I think this is a more complex but generic pattern. Instillation seems purely more generic than distillation, and proliferation like an important aspect that sometimes will be quite expensive.
Back to forecasting, instillation and proliferation are two different things and perhaps should eventually be studied separately. Instillation is about “can a group of forecasters learn & replicate an evaluation procedure”, and Proliferation is about “Can this group do that cost-effectively?”
Is there not a distillation phase in forecasting? One model of the forecasting process is person A builds up there model, distills a complicated question into a high information/highly compressed datum, which can then be used by others. In my mind its:
Model → Distill - > “amplify” (not sure if that’s actually the right word)

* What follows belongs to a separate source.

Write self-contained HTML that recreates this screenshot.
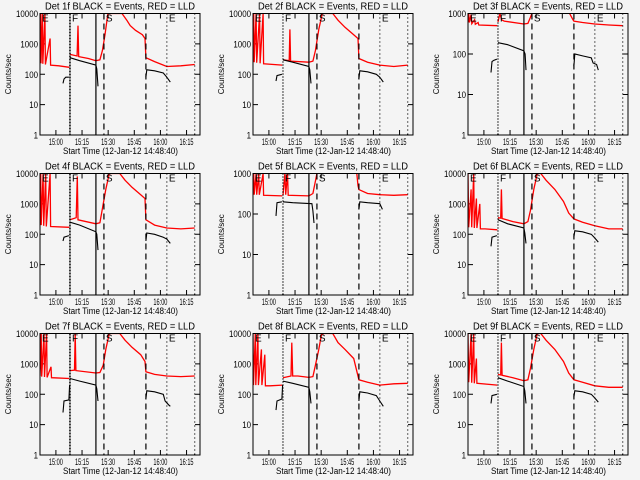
<!DOCTYPE html>
<html><head><meta charset="utf-8">
<style>
html,body{margin:0;padding:0;background:#f4f4f4;}
svg{display:block;font-family:"Liberation Sans",sans-serif;}
</style></head>
<body>
<svg id="chart" width="640" height="480" viewBox="0 0 640 480" xmlns="http://www.w3.org/2000/svg">
<rect x="0" y="0" width="640" height="480" fill="#f4f4f4"/>
</svg>
<script>
// ---- data (time in minutes after 14:48:40, values in counts/sec) ----
const detectorNames = ["Det 1f","Det 2f","Det 3f","Det 4f","Det 5f","Det 6f","Det 7f","Det 8f","Det 9f"];
const yMaxDecade = [4,4,3,4,3,4,4,4,4];
const xTickLabels = ["15:00","15:15","15:30","15:45","16:00","16:15"];
const xTickMinutes = [11.33,26.33,41.33,56.33,71.33,86.33];
const yTickLabels = ["1","10","100","1000","10000"];
const markerMinutes = [19.4,34.3,38.9,63,75,91];
const markerLetters = ["E","F","S","E"];

const red1 = [[2.2,230],[2.5,10000],[2.8,230],[3.5,10000],[3.8,220],[5,10000],[5.3,210],[8,1500],[8.3,200],[13,190],[19,170],null,[19.4,450],[23.5,400],[24,4000],[24.4,380],[30,330],[34.3,280],[36.6,300],[38,600],[39.5,2000],[41.2,10000],[49.3,10000],[52,6000],[54,4000],[57,2800],[61,2000],[62.5,1500],[63,350],[68,260],[75,180],[83,190],[91,210]];
const black1 = [[15.4,50],[16,70],[17,80],[18.8,80],null,[19.4,350],[25,280],[34.3,200],[34.8,150],[35.5,40],null,[63,80],[63.5,140],[68,130],[73,110],[75,80],[77,55]];
const red2 = [[2.2,250],[2.6,10000],[2.9,250],[4,10000],[4.3,240],[6,10000],[6.3,230],[8,10000],[8.3,220],[19,200],null,[19.4,300],[23,280],[23.4,3000],[23.8,270],[34.3,250],[36.6,270],[38,600],[40,3000],[42,10000],[48,10000],[51,6000],[55,3500],[60,2000],[62.5,1500],[63,330],[68,250],[75,200],[83,180],[91,200]];
const black2 = [[15.4,60],[16,90],[18.8,100],null,[19.4,300],[25,250],[34.3,180],[34.8,140],[35.5,50],null,[63,70],[63.5,130],[68,120],[73,100],[75,80],[77,55]];
const red3 = [[2.2,600],[2.6,1000],[3,600],[4,950],[4.4,560],[6,700],[6.4,540],[8,600],[8.4,520],[19,500],null,[19.4,620],[20.5,1000],[21.5,700],[23,650],[34.3,550],[36.6,570],[38,800],[38.9,1000],null,[60.5,1000],[62.5,700],[63,650],[68,600],[75,550],[83,520],[91,500]];
const black3 = [[15.4,35],[16,65],[17,70],[18.8,75],null,[19.4,190],[25,170],[34.3,120],[35,100],[35.5,40],null,[63,50],[63.5,100],[68,90],[73,80],[74,60],[76,55],[77,40]];
const red4 = [[2.2,200],[2.6,10000],[2.9,200],[4,10000],[4.3,190],[5.5,10000],[5.8,180],[8,10000],[8.3,180],[19,170],null,[19.4,300],[23,350],[23.6,8000],[24,300],[34.3,220],[36.6,240],[38,700],[40,3000],[42,10000],[48,10000],[51,6000],[55,3500],[60,2000],[62.5,1500],[63,300],[68,200],[75,160],[83,150],[91,160]];
const black4 = [[15.4,60],[16,80],[18.8,90],null,[19.4,250],[25,200],[34.3,120],[34.8,100],[35.5,30],null,[63,60],[63.5,110],[68,100],[73,80],[75,70],[77,50]];
const red5 = [[2.2,300],[2.6,1000],[2.9,300],[4,1000],[4.3,300],[5.5,1000],[5.8,300],[8,1000],[8.3,290],[19,280],null,[19.4,290],[20.5,1000],[21,300],[22,1000],[22.4,290],[34.3,280],[36.6,320],[38.2,700],[38.9,1000],null,[61.8,1000],[62.5,500],[63,400],[68,320],[75,300],[83,290],[91,300]];
const black5 = [[15.4,90],[16,190],[18.8,200],null,[19.4,200],[25,190],[36,180],[36.6,120],[37.2,60],null,[63,130],[63.5,200],[68,190],[75,180],[76.5,130]];
const red6 = [[2.2,10000],[2.6,170],[4,3000],[4.3,170],[5.5,10000],[5.8,160],[7,1500],[7.3,160],[9,1000],[9.3,150],[12,150],[19,140],null,[19.4,350],[21,340],[21.4,3000],[21.8,330],[28,260],[34.3,220],[36.6,260],[38,600],[40,3000],[42,10000],[44,10000],[47,6000],[52,3000],[57,1200],[60,500],[63,320],[68,250],[75,190],[83,150],[91,150]];
const black6 = [[15.4,40],[16,80],[18.8,90],null,[19.4,300],[25,220],[34.3,160],[34.8,110],[35.5,50],null,[63,80],[63.5,130],[68,120],[73,100],[75,75],[77,55]];
const red7 = [[2.2,400],[2.6,1500],[2.9,10000],[3.2,380],[4.5,10000],[4.8,370],[6,10000],[6.3,360],[8.5,800],[8.8,350],[19,330],null,[19.4,600],[22,620],[22.4,10000],[22.8,600],[34.3,500],[36.6,520],[38.5,900],[40,3000],[42,10000],[48,10000],[51,6000],[55,3500],[60,2000],[62.5,1200],[63,550],[68,450],[75,400],[83,380],[91,400]];
const black7 = [[15.4,25],[16,60],[18.8,65],[19.2,200],null,[19.4,330],[25,270],[34.3,200],[34.8,150],[35.5,60],null,[63,70],[63.5,130],[68,120],[73,100],[74,60],[76,45],[77,40]];
const red8 = [[2.2,10000],[2.5,200],[3.5,10000],[3.8,200],[5,10000],[5.3,200],[7,3000],[7.3,200],[9,2000],[9.3,190],[12,190],[19,200],null,[19.4,350],[24,400],[24.5,5000],[25,400],[28,400],[34.3,360],[36.6,380],[38,900],[40,3000],[41.5,9500],[43,10000],[48,10000],[51,5000],[55,3000],[60,1500],[63,300],[68,250],[75,200],[83,220],[91,230]];
const black8 = [[15.4,30],[16,60],[18.8,70],[19.2,200],null,[19.4,270],[25,230],[34.3,170],[34.8,120],[35.5,50],null,[63,60],[63.5,120],[68,110],[73,90],[75,60],[77,40]];
const red9 = [[2.2,10000],[2.6,250],[4,10000],[4.3,240],[5.5,10000],[5.8,230],[7,1500],[7.3,230],[19,200],null,[19.4,450],[21,430],[21.4,5000],[21.8,420],[28,350],[34.3,280],[36.6,300],[38,700],[40,3000],[42,10000],[44,10000],[47,6000],[52,3000],[57,1200],[60,500],[63,300],[68,250],[75,190],[83,170],[91,170]];
const black9 = [[15.4,50],[16,90],[18.8,100],null,[19.4,350],[25,270],[34.3,180],[34.8,130],[35.5,50],null,[63,80],[63.5,130],[68,120],[73,100],[75,75],[77,55]];
const redSeries = [red1,red2,red3,red4,red5,red6,red7,red8,red9];
const blackSeries = [black1,black2,black3,black4,black5,black6,black7,black8,black9];

// ---- layout ----
const NS = "http://www.w3.org/2000/svg";
const svg = document.getElementById('chart');
const colLeft = [40,253,468];
const rowTop = [13.5,173.5,333.5];
const PW = 160, PH = 121.5;
const xMin = 2.2, xMax = 2.2 + 160/1.742;

function mk(tag, attrs, parent){
  const e = document.createElementNS(NS, tag);
  for (const k in attrs) e.setAttribute(k, attrs[k]);
  (parent||svg).appendChild(e);
  return e;
}

for (let p = 0; p < 9; p++) {
  const L = colLeft[p%3], T = rowTop[Math.floor(p/3)];
  const dec = yMaxDecade[p];
  const xS = m => L + (m - xMin) / (xMax - xMin) * PW;
  const yS = v => T + PH - Math.log10(Math.max(v,1)) / dec * PH;
  const g = mk('g', {});
  
  

  const cp = mk('clipPath', {id: 'c' + p}, g);
  mk('rect', {x: L, y: T, width: PW, height: PH}, cp);

  const title = mk('text', {x: L + 5, y: T - 4, 'font-size': 10, fill: '#000', textLength: 150, lengthAdjust: 'spacingAndGlyphs'}, g);
  title.textContent = detectorNames[p] + " BLACK = Events, RED = LLD";
  
  

  const yl = mk('text', {x: 0, y: 0, 'text-anchor': 'middle', 'font-size': 8, fill: '#000', transform: `translate(${L - 29},${T + PH/2}) rotate(-90)`}, g);
  yl.textContent = "Counts/sec";
  
  

  for (let d = 0; d <= dec; d++) {
    const y = yS(Math.pow(10, d));
    mk('line', {x1: L, x2: L + 5, y1: y, y2: y, stroke: '#000', 'stroke-width': 1}, g);
    mk('line', {x1: L + PW - 5, x2: L + PW, y1: y, y2: y, stroke: '#000', 'stroke-width': 1}, g);
    const lab = yTickLabels[d];
    const t = mk('text', {x: L - 2, y: y + 3.5, 'text-anchor': 'end', 'font-size': 9, fill: '#000', textLength: lab.length * 4.4, lengthAdjust: 'spacingAndGlyphs'}, g);
    t.textContent = lab;
    
    
  }
  for (let i = 0; i < xTickMinutes.length; i++) {
    const x = xS(xTickMinutes[i]);
    mk('line', {x1: x, x2: x, y1: T + PH, y2: T + PH - 5, stroke: '#000'}, g);
    mk('line', {x1: x, x2: x, y1: T, y2: T + 5, stroke: '#000'}, g);
    const t = mk('text', {x: x - 7, y: T + PH + 10, 'font-size': 9, fill: '#000', textLength: 14, lengthAdjust: 'spacingAndGlyphs'}, g);
    t.textContent = xTickLabels[i];
    
    
  }
  const xt = mk('text', {x: L + 23, y: T + PH + 19, 'font-size': 9, fill: '#000', textLength: 115, lengthAdjust: 'spacingAndGlyphs'}, g);
  xt.textContent = "Start Time (12-Jan-12 14:48:40)";
  
  

  const cg = mk('g', {'clip-path': `url(#c${p})`}, g);
  function pathOf(arr){
    let d = '', pen = false;
    for (const pt of arr) {
      if (!pt) { pen = false; continue; }
      d += (pen ? 'L' : 'M') + xS(pt[0]).toFixed(1) + ' ' + yS(pt[1]).toFixed(1);
      pen = true;
    }
    return d;
  }
  const rp = mk('path', {d: pathOf(redSeries[p]), fill: 'none', stroke: '#ff0000', 'stroke-width': 1.3}, cg);
  
  
  const bp = mk('path', {d: pathOf(blackSeries[p]), fill: 'none', stroke: '#000', 'stroke-width': 1.1}, cg);
  
  

  const styles = [ (p%3===0) ? '2 1' : '1 2', null, '6 4', '6 4', '1 3', '1 3'];
  for (let i = 0; i < markerMinutes.length; i++) {
    const x = xS(markerMinutes[i]);
    const a = {x1: x, x2: x, y1: T, y2: T + PH, stroke: '#000', 'stroke-width': (i===0 ? 1.5 : 1.2)};
    if (styles[i]) a['stroke-dasharray'] = styles[i];
    const ln = mk('line', a, g);
    
    
  }
  const letterAt = [xMin, markerMinutes[0], markerMinutes[2], markerMinutes[4]];
  for (let i = 0; i < 4; i++) {
    const t = mk('text', {x: xS(letterAt[i]) + 2, y: T + 8, 'font-size': 10, fill: '#000'}, g);
    t.textContent = markerLetters[i];
    
    
  }

  const fr = mk('rect', {x: L, y: T, width: PW, height: PH, fill: 'none', stroke: '#000', 'stroke-width': 1}, g);
  
  
}
</script>
</body></html>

I prefer the term scalable instead of proliferation for “can this group do it cost-effectively” as it’s a similar concept to that in CS.
Distillation vs. Instillation
My main point here is that distillation is doing 2 things: transitioning knowledge (from training data to a learned representation), and then compressing that knowledge.[1] The fact that it’s compressed in some ways arguably isn’t always particularly important; the fact that it’s transferred is the main element. If a team of forecasters basically learned a signal, but did so in a very uncompressed way (like, they wrote a bunch of books about said signal), but still were somewhat cost-effective, I think that would be fine.
Around “Profileration” vs. “Scaling”; I’d be curious if there are better words out there. I definitely considered scaling, but it sounds less concrete and less specific. To “proliferate” means “to generate more of”, but to “scale” could mean, “to make look bigger, even if nothing is really being done.”
I think my cynical guess is that “instillation/proliferation” won’t catch on because they are too uncommon, but also that “distillation” won’t catch on because it feels like a stretch from the ML use case. Could use more feedback here.
[1] Interestingly, there seem to be two distinct stages in Deep Learning that map to these two different things, according to Naftali Tishby’s claims.